***** Supplied data *****

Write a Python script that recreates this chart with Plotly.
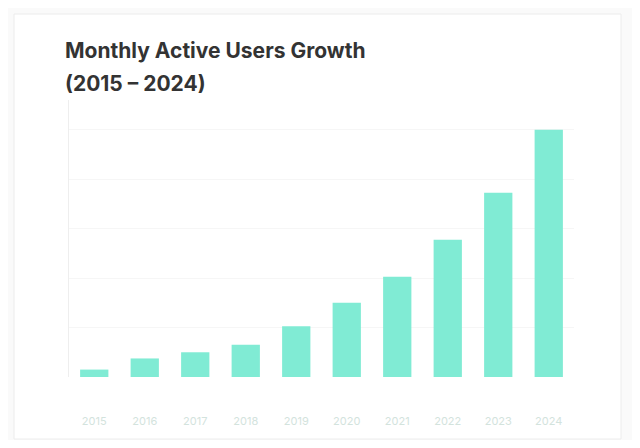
import plotly.graph_objects as go

years = ["2015", "2016", "2017", "2018", "2019", "2020", "2021", "2022", "2023", "2024"]
users = [30, 75, 100, 130, 205, 300, 405, 555, 745, 1000]

title_line1 = "Monthly Active Users Growth"
title_line2 = "(2015 – 2024)"

OFF = 8  # page body margin
W, H = 640 - 2 * OFF, 448 - 2 * OFF
ml, mr, mt, mb = 69 - OFF, 66 - OFF, 100 - OFF, 71 - OFF

fig = go.Figure()
fig.add_trace(go.Bar(
    x=years, y=users,
    marker=dict(color="#80ebd4", line=dict(width=0)),
    hovertemplate="%{x}: %{y}<extra></extra>",
))

pw = W - ml - mr
ph = H - mt - mb

def px_x(p):
    return (p - OFF - ml) / pw

def px_y(p):
    return (H - mb - (p - OFF)) / ph

fig.update_layout(
    width=W, height=H,
    margin=dict(l=ml, r=mr, t=mt, b=mb),
    paper_bgcolor="#fafafa",
    plot_bgcolor="white",
    showlegend=False,
    bargap=0.44,
    font=dict(family="Inter, Roboto, sans-serif"),
    xaxis=dict(showgrid=False, showline=False, ticks="",
               tickfont=dict(size=11, color="#d3e3dd"),
               ticklabelstandoff=36),
    yaxis=dict(range=[0, 1120], showgrid=True, gridcolor="#f6f6f6",
               showticklabels=False, zeroline=False,
               showline=True, linecolor="#eeeeee", linewidth=1),
    shapes=[dict(type="rect", xref="paper", yref="paper", layer="below",
                 x0=px_x(14), x1=px_x(621), y0=px_y(439), y1=px_y(14),
                 line=dict(color="#ececec", width=1), fillcolor="white")],
    annotations=[
        dict(text="<b>" + title_line1 + "</b>", xref="paper", yref="paper",
             x=px_x(63), y=px_y(51), xanchor="left", yanchor="middle",
             showarrow=False, font=dict(size=21, color="#333333")),
        dict(text="<b>" + title_line2 + "</b>", xref="paper", yref="paper",
             x=px_x(63), y=px_y(83), xanchor="left", yanchor="middle",
             showarrow=False, font=dict(size=21, color="#333333")),
    ],
)

fig.write_html("out.html")
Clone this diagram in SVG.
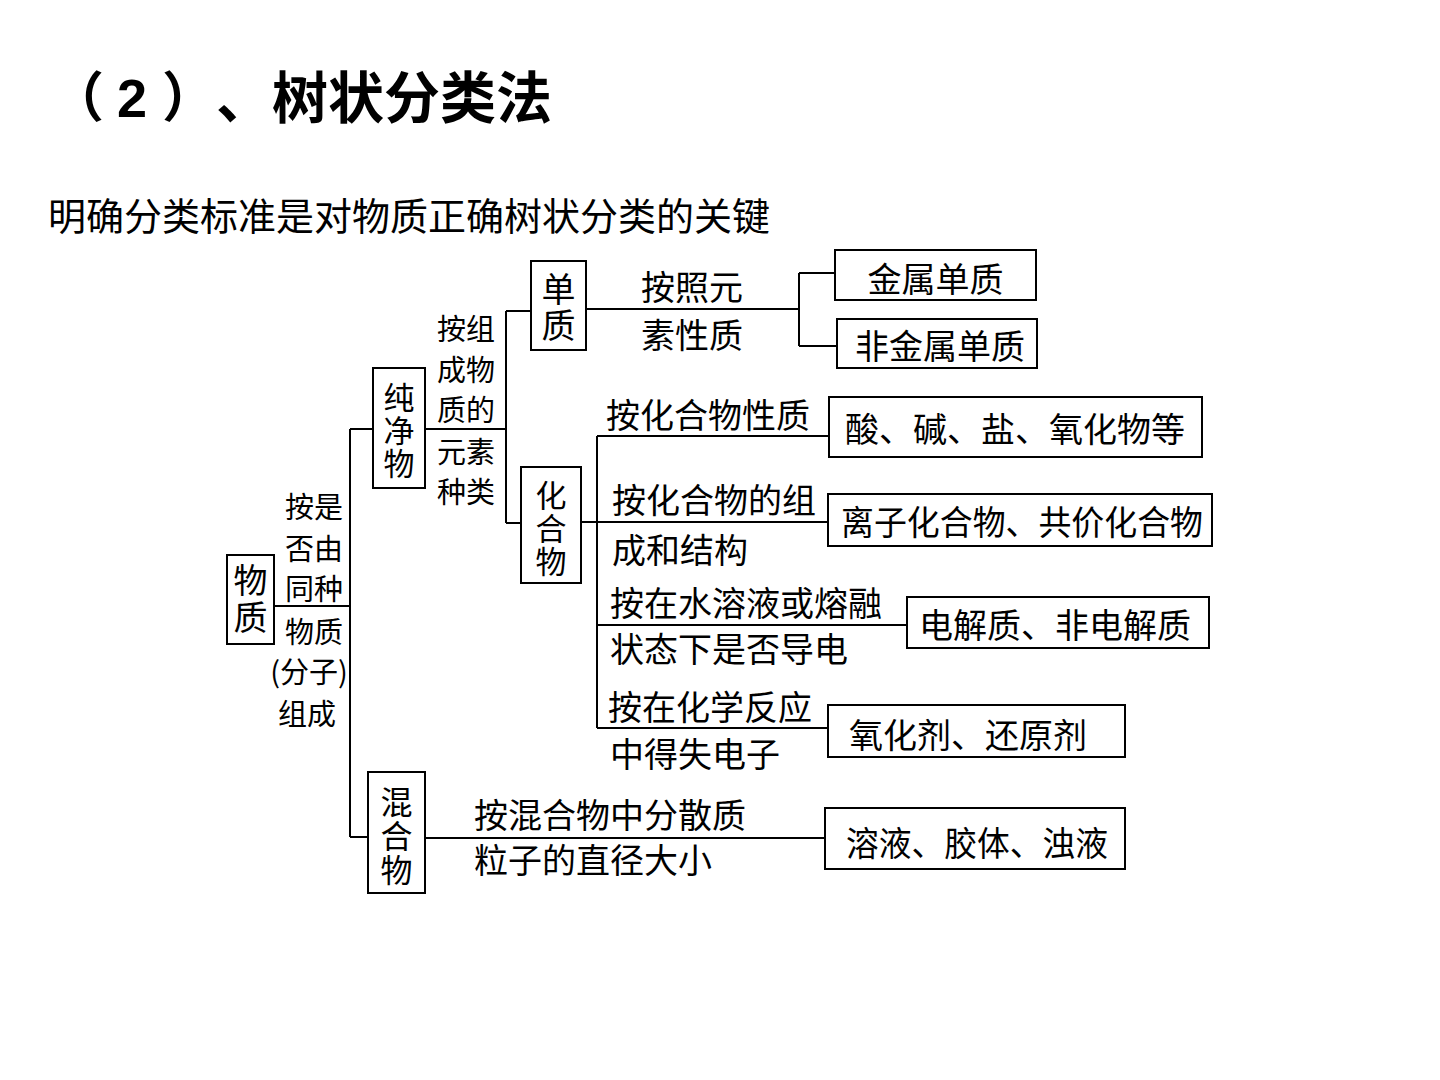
<svg xmlns="http://www.w3.org/2000/svg" width="1440" height="1080" viewBox="0 0 1440 1080">
<style>
.t{font-family:"Noto Sans CJK SC","Liberation Serif",serif;fill:#000;dominant-baseline:central}
.m{font-size:34px}
.s{font-size:29px}
.vt{font-family:"Noto Sans CJK SC",sans-serif;fill:#000;writing-mode:vertical-rl;text-anchor:middle;dominant-baseline:central}
.ttl{font-family:"Liberation Sans","Noto Sans CJK SC",sans-serif;font-weight:bold;font-size:54px;fill:#000;dominant-baseline:central}
.sub{font-family:"Noto Sans CJK SC",sans-serif;font-size:38px;fill:#000;dominant-baseline:central}
.box{fill:#fff;stroke:#000;stroke-width:2}
.ln{fill:none;stroke:#000;stroke-width:2}
</style>
<rect width="1440" height="1080" fill="#fff"/>
<g id="title">
<text class="ttl" y="98"><tspan x="50">（</tspan><tspan x="117">2</tspan><tspan x="162">）</tspan><tspan x="216" font-size="56">、树状分类法</tspan></text>
</g>
<g id="subtitle">
<text class="sub" x="48" y="213">明确分类标准是对物质正确树状分类的关键</text>
</g>
<g id="connectors">
<path class="ln" d="M274 606H350M350 429V837M350 429H373M350 837H368"/>
<path class="ln" d="M425 429H506M506 311V523M506 311H531M506 523H521"/>
<path class="ln" d="M586 309H799M799 273V346M799 273H835M799 346H837"/>
<path class="ln" d="M581 522H597M597 436V728M597 436H829M597 522H828M597 625H907M597 728H828"/>
<path class="ln" d="M425 838H825"/>
</g>
<g id="node-wuzhi">
<rect class="box" x="227" y="555" width="47" height="89"/>
<text class="vt" font-size="34" letter-spacing="3" x="250.5" y="600">物质</text>
</g>
<g id="label-shifou">
<text class="t s" text-anchor="middle"><tspan x="314" y="505">按是</tspan><tspan x="314" y="547">否由</tspan><tspan x="314" y="587">同种</tspan><tspan x="314" y="630">物质</tspan><tspan x="309" y="670">(分子)</tspan><tspan x="307" y="712">组成</tspan></text>
</g>
<g id="node-chunjingwu">
<rect class="box" x="373" y="368" width="52" height="120"/>
<text class="vt" font-size="31" letter-spacing="2" x="399" y="431">纯净物</text>
</g>
<g id="label-zucheng">
<text class="t s" text-anchor="middle"><tspan x="466" y="327">按组</tspan><tspan x="466" y="368">成物</tspan><tspan x="466" y="408">质的</tspan><tspan x="466" y="450">元素</tspan><tspan x="466" y="490">种类</tspan></text>
</g>
<g id="node-danzhi">
<rect class="box" x="531" y="261" width="55" height="89"/>
<text class="vt" font-size="34" letter-spacing="2" x="558.5" y="308">单质</text>
</g>
<g id="label-yuansu">
<text class="t m" x="692" y="285" text-anchor="middle">按照元</text>
<text class="t m" x="692" y="333" text-anchor="middle">素性质</text>
</g>
<g id="node-jinshu">
<rect class="box" x="835" y="250" width="201" height="50"/>
<text class="t m" x="935.5" y="277" text-anchor="middle">金属单质</text>
</g>
<g id="node-feijinshu">
<rect class="box" x="837" y="319" width="200" height="49"/>
<text class="t m" x="940" y="344" text-anchor="middle">非金属单质</text>
</g>
<g id="node-huahewu">
<rect class="box" x="521" y="467" width="60" height="116"/>
<text class="vt" font-size="31" letter-spacing="2" x="551" y="529">化合物</text>
</g>
<g id="labels-huahewu">
<text class="t m" x="606" y="413">按化合物性质</text>
<text class="t m" x="612" y="498">按化合物的组</text>
<text class="t m" x="612" y="548">成和结构</text>
<text class="t m" x="610" y="601">按在水溶液或熔融</text>
<text class="t m" x="610" y="647">状态下是否导电</text>
<text class="t m" x="608" y="705">按在化学反应</text>
<text class="t m" x="610" y="752">中得失电子</text>
</g>
<g id="node-suanjian">
<rect class="box" x="829" y="397" width="373" height="60"/>
<text class="t m" x="845" y="427">酸、碱、盐、氧化物等</text>
</g>
<g id="node-lizi">
<rect class="box" x="828" y="494" width="384" height="52"/>
<text class="t m" x="841" y="520" textLength="362" lengthAdjust="spacingAndGlyphs">离子化合物、共价化合物</text>
</g>
<g id="node-dianjiezhi">
<rect class="box" x="907" y="597" width="302" height="51"/>
<text class="t m" x="919" y="623">电解质、非电解质</text>
</g>
<g id="node-yanghuaji">
<rect class="box" x="828" y="705" width="297" height="52"/>
<text class="t m" x="849" y="733">氧化剂、还原剂</text>
</g>
<g id="node-hunhewu">
<rect class="box" x="368" y="772" width="57" height="121"/>
<text class="vt" font-size="32" letter-spacing="2" x="396.5" y="837">混合物</text>
</g>
<g id="labels-hunhewu">
<text class="t m" x="474" y="813">按混合物中分散质</text>
<text class="t m" x="474" y="858">粒子的直径大小</text>
</g>
<g id="node-rongye">
<rect class="box" x="825" y="808" width="300" height="61"/>
<text class="t m" x="846" y="841" textLength="262" lengthAdjust="spacingAndGlyphs">溶液、胶体、浊液</text>
</g>
</svg>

*****

Transcribe the entries above verbatim, omitting their pictures.

Write a Python script that recreates this chart with Plotly.
import plotly.graph_objects as go

years = ["2015", "2016", "2017", "2018", "2019", "2020", "2021", "2022", "2023", "2024"]
users = [30, 75, 100, 130, 205, 300, 405, 555, 745, 1000]

title_line1 = "Monthly Active Users Growth"
title_line2 = "(2015 – 2024)"

OFF = 8  # page body margin
W, H = 640 - 2 * OFF, 448 - 2 * OFF
ml, mr, mt, mb = 69 - OFF, 66 - OFF, 100 - OFF, 71 - OFF

fig = go.Figure()
fig.add_trace(go.Bar(
    x=years, y=users,
    marker=dict(color="#80ebd4", line=dict(width=0)),
    hovertemplate="%{x}: %{y}<extra></extra>",
))

pw = W - ml - mr
ph = H - mt - mb

def px_x(p):
    return (p - OFF - ml) / pw

def px_y(p):
    return (H - mb - (p - OFF)) / ph

fig.update_layout(
    width=W, height=H,
    margin=dict(l=ml, r=mr, t=mt, b=mb),
    paper_bgcolor="#fafafa",
    plot_bgcolor="white",
    showlegend=False,
    bargap=0.44,
    font=dict(family="Inter, Roboto, sans-serif"),
    xaxis=dict(showgrid=False, showline=False, ticks="",
               tickfont=dict(size=11, color="#d3e3dd"),
               ticklabelstandoff=36),
    yaxis=dict(range=[0, 1120], showgrid=True, gridcolor="#f6f6f6",
               showticklabels=False, zeroline=False,
               showline=True, linecolor="#eeeeee", linewidth=1),
    shapes=[dict(type="rect", xref="paper", yref="paper", layer="below",
                 x0=px_x(14), x1=px_x(621), y0=px_y(439), y1=px_y(14),
                 line=dict(color="#ececec", width=1), fillcolor="white")],
    annotations=[
        dict(text="<b>" + title_line1 + "</b>", xref="paper", yref="paper",
             x=px_x(63), y=px_y(51), xanchor="left", yanchor="middle",
             showarrow=False, font=dict(size=21, color="#333333")),
        dict(text="<b>" + title_line2 + "</b>", xref="paper", yref="paper",
             x=px_x(63), y=px_y(83), xanchor="left", yanchor="middle",
             showarrow=False, font=dict(size=21, color="#333333")),
    ],
)

fig.write_html("out.html")
Clone this diagram in SVG.
<svg xmlns="http://www.w3.org/2000/svg" width="1440" height="1080" viewBox="0 0 1440 1080">
<style>
.t{font-family:"Noto Sans CJK SC","Liberation Serif",serif;fill:#000;dominant-baseline:central}
.m{font-size:34px}
.s{font-size:29px}
.vt{font-family:"Noto Sans CJK SC",sans-serif;fill:#000;writing-mode:vertical-rl;text-anchor:middle;dominant-baseline:central}
.ttl{font-family:"Liberation Sans","Noto Sans CJK SC",sans-serif;font-weight:bold;font-size:54px;fill:#000;dominant-baseline:central}
.sub{font-family:"Noto Sans CJK SC",sans-serif;font-size:38px;fill:#000;dominant-baseline:central}
.box{fill:#fff;stroke:#000;stroke-width:2}
.ln{fill:none;stroke:#000;stroke-width:2}
</style>
<rect width="1440" height="1080" fill="#fff"/>
<g id="title">
<text class="ttl" y="98"><tspan x="50">（</tspan><tspan x="117">2</tspan><tspan x="162">）</tspan><tspan x="216" font-size="56">、树状分类法</tspan></text>
</g>
<g id="subtitle">
<text class="sub" x="48" y="213">明确分类标准是对物质正确树状分类的关键</text>
</g>
<g id="connectors">
<path class="ln" d="M274 606H350M350 429V837M350 429H373M350 837H368"/>
<path class="ln" d="M425 429H506M506 311V523M506 311H531M506 523H521"/>
<path class="ln" d="M586 309H799M799 273V346M799 273H835M799 346H837"/>
<path class="ln" d="M581 522H597M597 436V728M597 436H829M597 522H828M597 625H907M597 728H828"/>
<path class="ln" d="M425 838H825"/>
</g>
<g id="node-wuzhi">
<rect class="box" x="227" y="555" width="47" height="89"/>
<text class="vt" font-size="34" letter-spacing="3" x="250.5" y="600">物质</text>
</g>
<g id="label-shifou">
<text class="t s" text-anchor="middle"><tspan x="314" y="505">按是</tspan><tspan x="314" y="547">否由</tspan><tspan x="314" y="587">同种</tspan><tspan x="314" y="630">物质</tspan><tspan x="309" y="670">(分子)</tspan><tspan x="307" y="712">组成</tspan></text>
</g>
<g id="node-chunjingwu">
<rect class="box" x="373" y="368" width="52" height="120"/>
<text class="vt" font-size="31" letter-spacing="2" x="399" y="431">纯净物</text>
</g>
<g id="label-zucheng">
<text class="t s" text-anchor="middle"><tspan x="466" y="327">按组</tspan><tspan x="466" y="368">成物</tspan><tspan x="466" y="408">质的</tspan><tspan x="466" y="450">元素</tspan><tspan x="466" y="490">种类</tspan></text>
</g>
<g id="node-danzhi">
<rect class="box" x="531" y="261" width="55" height="89"/>
<text class="vt" font-size="34" letter-spacing="2" x="558.5" y="308">单质</text>
</g>
<g id="label-yuansu">
<text class="t m" x="692" y="285" text-anchor="middle">按照元</text>
<text class="t m" x="692" y="333" text-anchor="middle">素性质</text>
</g>
<g id="node-jinshu">
<rect class="box" x="835" y="250" width="201" height="50"/>
<text class="t m" x="935.5" y="277" text-anchor="middle">金属单质</text>
</g>
<g id="node-feijinshu">
<rect class="box" x="837" y="319" width="200" height="49"/>
<text class="t m" x="940" y="344" text-anchor="middle">非金属单质</text>
</g>
<g id="node-huahewu">
<rect class="box" x="521" y="467" width="60" height="116"/>
<text class="vt" font-size="31" letter-spacing="2" x="551" y="529">化合物</text>
</g>
<g id="labels-huahewu">
<text class="t m" x="606" y="413">按化合物性质</text>
<text class="t m" x="612" y="498">按化合物的组</text>
<text class="t m" x="612" y="548">成和结构</text>
<text class="t m" x="610" y="601">按在水溶液或熔融</text>
<text class="t m" x="610" y="647">状态下是否导电</text>
<text class="t m" x="608" y="705">按在化学反应</text>
<text class="t m" x="610" y="752">中得失电子</text>
</g>
<g id="node-suanjian">
<rect class="box" x="829" y="397" width="373" height="60"/>
<text class="t m" x="845" y="427">酸、碱、盐、氧化物等</text>
</g>
<g id="node-lizi">
<rect class="box" x="828" y="494" width="384" height="52"/>
<text class="t m" x="841" y="520" textLength="362" lengthAdjust="spacingAndGlyphs">离子化合物、共价化合物</text>
</g>
<g id="node-dianjiezhi">
<rect class="box" x="907" y="597" width="302" height="51"/>
<text class="t m" x="919" y="623">电解质、非电解质</text>
</g>
<g id="node-yanghuaji">
<rect class="box" x="828" y="705" width="297" height="52"/>
<text class="t m" x="849" y="733">氧化剂、还原剂</text>
</g>
<g id="node-hunhewu">
<rect class="box" x="368" y="772" width="57" height="121"/>
<text class="vt" font-size="32" letter-spacing="2" x="396.5" y="837">混合物</text>
</g>
<g id="labels-hunhewu">
<text class="t m" x="474" y="813">按混合物中分散质</text>
<text class="t m" x="474" y="858">粒子的直径大小</text>
</g>
<g id="node-rongye">
<rect class="box" x="825" y="808" width="300" height="61"/>
<text class="t m" x="846" y="841" textLength="262" lengthAdjust="spacingAndGlyphs">溶液、胶体、浊液</text>
</g>
</svg>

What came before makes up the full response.